**STATED PROBLEM**
Copy out the listing that follows, exactly, without its pictures.

**DATA FOR PROCESSING**
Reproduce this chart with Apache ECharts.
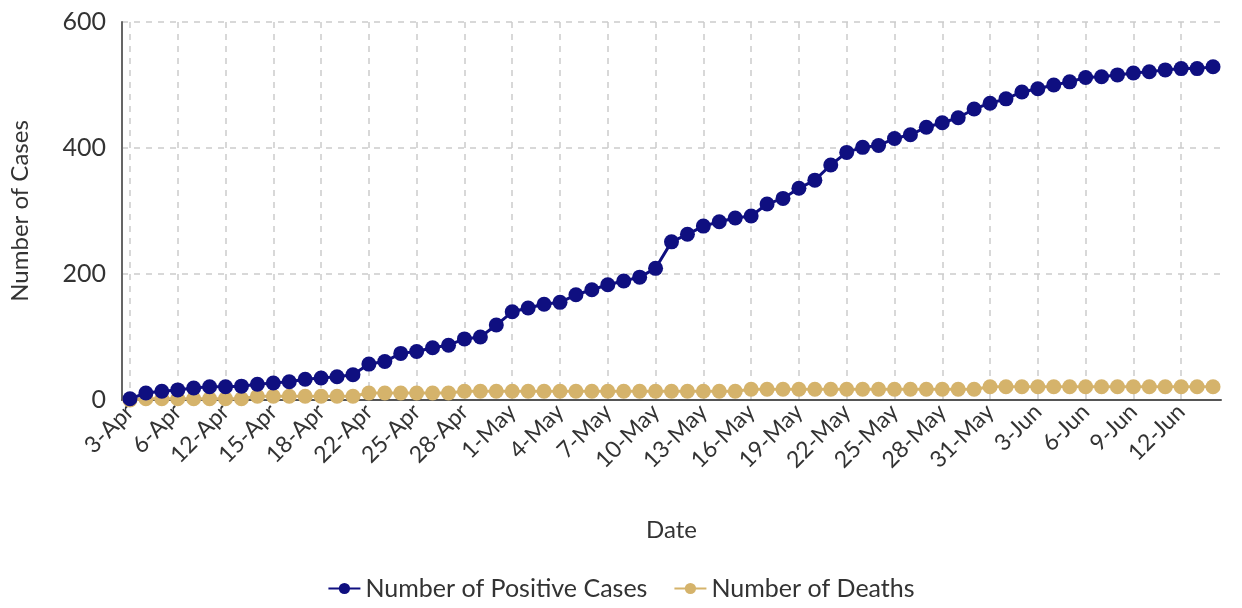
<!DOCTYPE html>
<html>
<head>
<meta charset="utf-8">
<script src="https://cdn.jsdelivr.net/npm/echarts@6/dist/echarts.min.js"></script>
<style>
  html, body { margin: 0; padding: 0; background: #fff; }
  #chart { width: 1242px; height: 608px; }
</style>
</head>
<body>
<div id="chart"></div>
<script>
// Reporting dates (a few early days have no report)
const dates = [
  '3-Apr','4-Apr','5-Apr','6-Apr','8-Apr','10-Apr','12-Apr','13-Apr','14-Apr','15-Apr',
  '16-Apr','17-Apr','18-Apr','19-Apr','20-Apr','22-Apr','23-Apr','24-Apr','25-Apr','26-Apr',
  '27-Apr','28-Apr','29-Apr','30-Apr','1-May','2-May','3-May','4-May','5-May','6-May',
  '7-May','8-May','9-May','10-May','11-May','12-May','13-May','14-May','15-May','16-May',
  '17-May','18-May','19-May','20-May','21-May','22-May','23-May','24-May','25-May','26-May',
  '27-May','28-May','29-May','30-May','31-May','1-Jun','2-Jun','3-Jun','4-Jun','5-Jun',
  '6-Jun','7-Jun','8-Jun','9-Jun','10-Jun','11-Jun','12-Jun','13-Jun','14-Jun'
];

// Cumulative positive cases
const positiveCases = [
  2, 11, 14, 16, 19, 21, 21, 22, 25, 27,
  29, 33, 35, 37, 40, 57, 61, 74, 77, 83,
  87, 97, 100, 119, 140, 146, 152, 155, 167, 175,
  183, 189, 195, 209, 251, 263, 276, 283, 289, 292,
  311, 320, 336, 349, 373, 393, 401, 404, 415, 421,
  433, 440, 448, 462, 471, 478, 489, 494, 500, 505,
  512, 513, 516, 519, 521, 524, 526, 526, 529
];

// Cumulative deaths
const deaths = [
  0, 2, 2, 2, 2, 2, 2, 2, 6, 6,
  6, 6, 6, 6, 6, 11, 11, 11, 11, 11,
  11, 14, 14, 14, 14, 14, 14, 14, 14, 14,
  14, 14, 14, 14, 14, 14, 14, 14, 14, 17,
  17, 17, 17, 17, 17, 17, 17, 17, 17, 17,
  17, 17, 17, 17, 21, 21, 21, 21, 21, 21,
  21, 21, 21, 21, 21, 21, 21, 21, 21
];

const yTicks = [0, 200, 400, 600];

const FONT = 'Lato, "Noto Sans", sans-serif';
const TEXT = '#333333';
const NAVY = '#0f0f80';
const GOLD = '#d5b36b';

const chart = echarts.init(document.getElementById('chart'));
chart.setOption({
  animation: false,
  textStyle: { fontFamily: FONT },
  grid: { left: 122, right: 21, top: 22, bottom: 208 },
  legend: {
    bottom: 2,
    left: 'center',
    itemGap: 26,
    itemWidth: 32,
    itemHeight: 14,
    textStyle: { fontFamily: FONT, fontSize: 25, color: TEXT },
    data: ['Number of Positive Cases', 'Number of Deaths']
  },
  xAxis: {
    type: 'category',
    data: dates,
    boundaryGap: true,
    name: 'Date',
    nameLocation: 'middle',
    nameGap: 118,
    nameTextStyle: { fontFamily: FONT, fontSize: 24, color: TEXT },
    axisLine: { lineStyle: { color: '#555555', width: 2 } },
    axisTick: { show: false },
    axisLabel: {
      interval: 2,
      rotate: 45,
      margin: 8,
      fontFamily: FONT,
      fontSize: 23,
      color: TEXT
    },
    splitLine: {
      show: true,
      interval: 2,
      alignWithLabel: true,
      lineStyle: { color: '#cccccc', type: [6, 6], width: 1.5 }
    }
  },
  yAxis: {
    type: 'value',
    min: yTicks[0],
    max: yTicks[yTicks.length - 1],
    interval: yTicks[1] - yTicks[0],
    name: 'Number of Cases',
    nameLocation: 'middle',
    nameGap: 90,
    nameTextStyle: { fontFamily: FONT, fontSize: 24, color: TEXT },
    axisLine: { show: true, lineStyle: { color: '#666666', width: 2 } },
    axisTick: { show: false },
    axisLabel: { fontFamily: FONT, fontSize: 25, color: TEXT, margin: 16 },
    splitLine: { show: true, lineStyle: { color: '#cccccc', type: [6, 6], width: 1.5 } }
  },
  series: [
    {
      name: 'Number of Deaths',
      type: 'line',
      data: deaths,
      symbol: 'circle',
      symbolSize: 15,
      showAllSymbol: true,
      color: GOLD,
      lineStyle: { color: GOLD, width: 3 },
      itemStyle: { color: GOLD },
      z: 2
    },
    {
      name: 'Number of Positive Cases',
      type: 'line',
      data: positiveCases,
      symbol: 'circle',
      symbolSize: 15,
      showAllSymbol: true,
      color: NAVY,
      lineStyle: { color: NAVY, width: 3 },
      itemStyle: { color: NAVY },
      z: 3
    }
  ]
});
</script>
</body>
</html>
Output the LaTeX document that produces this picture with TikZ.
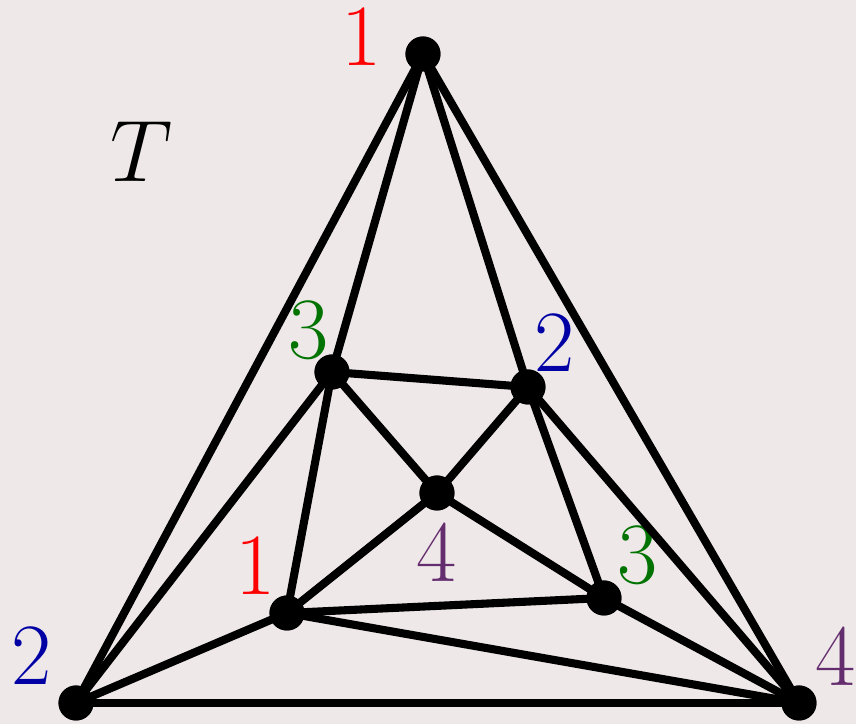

**THE SOLUTION**
Reproduce this chart with Apache ECharts.
<!DOCTYPE html>
<html>
<head>
<meta charset="utf-8">
<script src="https://cdn.jsdelivr.net/npm/echarts@6/dist/echarts.min.js"></script>
<style>
  html, body { margin: 0; padding: 0; background: #fff; }
  #chart { width: 1242px; height: 608px; }
</style>
</head>
<body>
<div id="chart"></div>
<script>
// Reporting dates (a few early days have no report)
const dates = [
  '3-Apr','4-Apr','5-Apr','6-Apr','8-Apr','10-Apr','12-Apr','13-Apr','14-Apr','15-Apr',
  '16-Apr','17-Apr','18-Apr','19-Apr','20-Apr','22-Apr','23-Apr','24-Apr','25-Apr','26-Apr',
  '27-Apr','28-Apr','29-Apr','30-Apr','1-May','2-May','3-May','4-May','5-May','6-May',
  '7-May','8-May','9-May','10-May','11-May','12-May','13-May','14-May','15-May','16-May',
  '17-May','18-May','19-May','20-May','21-May','22-May','23-May','24-May','25-May','26-May',
  '27-May','28-May','29-May','30-May','31-May','1-Jun','2-Jun','3-Jun','4-Jun','5-Jun',
  '6-Jun','7-Jun','8-Jun','9-Jun','10-Jun','11-Jun','12-Jun','13-Jun','14-Jun'
];

// Cumulative positive cases
const positiveCases = [
  2, 11, 14, 16, 19, 21, 21, 22, 25, 27,
  29, 33, 35, 37, 40, 57, 61, 74, 77, 83,
  87, 97, 100, 119, 140, 146, 152, 155, 167, 175,
  183, 189, 195, 209, 251, 263, 276, 283, 289, 292,
  311, 320, 336, 349, 373, 393, 401, 404, 415, 421,
  433, 440, 448, 462, 471, 478, 489, 494, 500, 505,
  512, 513, 516, 519, 521, 524, 526, 526, 529
];

// Cumulative deaths
const deaths = [
  0, 2, 2, 2, 2, 2, 2, 2, 6, 6,
  6, 6, 6, 6, 6, 11, 11, 11, 11, 11,
  11, 14, 14, 14, 14, 14, 14, 14, 14, 14,
  14, 14, 14, 14, 14, 14, 14, 14, 14, 17,
  17, 17, 17, 17, 17, 17, 17, 17, 17, 17,
  17, 17, 17, 17, 21, 21, 21, 21, 21, 21,
  21, 21, 21, 21, 21, 21, 21, 21, 21
];

const yTicks = [0, 200, 400, 600];

const FONT = 'Lato, "Noto Sans", sans-serif';
const TEXT = '#333333';
const NAVY = '#0f0f80';
const GOLD = '#d5b36b';

const chart = echarts.init(document.getElementById('chart'));
chart.setOption({
  animation: false,
  textStyle: { fontFamily: FONT },
  grid: { left: 122, right: 21, top: 22, bottom: 208 },
  legend: {
    bottom: 2,
    left: 'center',
    itemGap: 26,
    itemWidth: 32,
    itemHeight: 14,
    textStyle: { fontFamily: FONT, fontSize: 25, color: TEXT },
    data: ['Number of Positive Cases', 'Number of Deaths']
  },
  xAxis: {
    type: 'category',
    data: dates,
    boundaryGap: true,
    name: 'Date',
    nameLocation: 'middle',
    nameGap: 118,
    nameTextStyle: { fontFamily: FONT, fontSize: 24, color: TEXT },
    axisLine: { lineStyle: { color: '#555555', width: 2 } },
    axisTick: { show: false },
    axisLabel: {
      interval: 2,
      rotate: 45,
      margin: 8,
      fontFamily: FONT,
      fontSize: 23,
      color: TEXT
    },
    splitLine: {
      show: true,
      interval: 2,
      alignWithLabel: true,
      lineStyle: { color: '#cccccc', type: [6, 6], width: 1.5 }
    }
  },
  yAxis: {
    type: 'value',
    min: yTicks[0],
    max: yTicks[yTicks.length - 1],
    interval: yTicks[1] - yTicks[0],
    name: 'Number of Cases',
    nameLocation: 'middle',
    nameGap: 90,
    nameTextStyle: { fontFamily: FONT, fontSize: 24, color: TEXT },
    axisLine: { show: true, lineStyle: { color: '#666666', width: 2 } },
    axisTick: { show: false },
    axisLabel: { fontFamily: FONT, fontSize: 25, color: TEXT, margin: 16 },
    splitLine: { show: true, lineStyle: { color: '#cccccc', type: [6, 6], width: 1.5 } }
  },
  series: [
    {
      name: 'Number of Deaths',
      type: 'line',
      data: deaths,
      symbol: 'circle',
      symbolSize: 15,
      showAllSymbol: true,
      color: GOLD,
      lineStyle: { color: GOLD, width: 3 },
      itemStyle: { color: GOLD },
      z: 2
    },
    {
      name: 'Number of Positive Cases',
      type: 'line',
      data: positiveCases,
      symbol: 'circle',
      symbolSize: 15,
      showAllSymbol: true,
      color: NAVY,
      lineStyle: { color: NAVY, width: 3 },
      itemStyle: { color: NAVY },
      z: 3
    }
  ]
});
</script>
</body>
</html>
Output the LaTeX document that produces this picture with TikZ.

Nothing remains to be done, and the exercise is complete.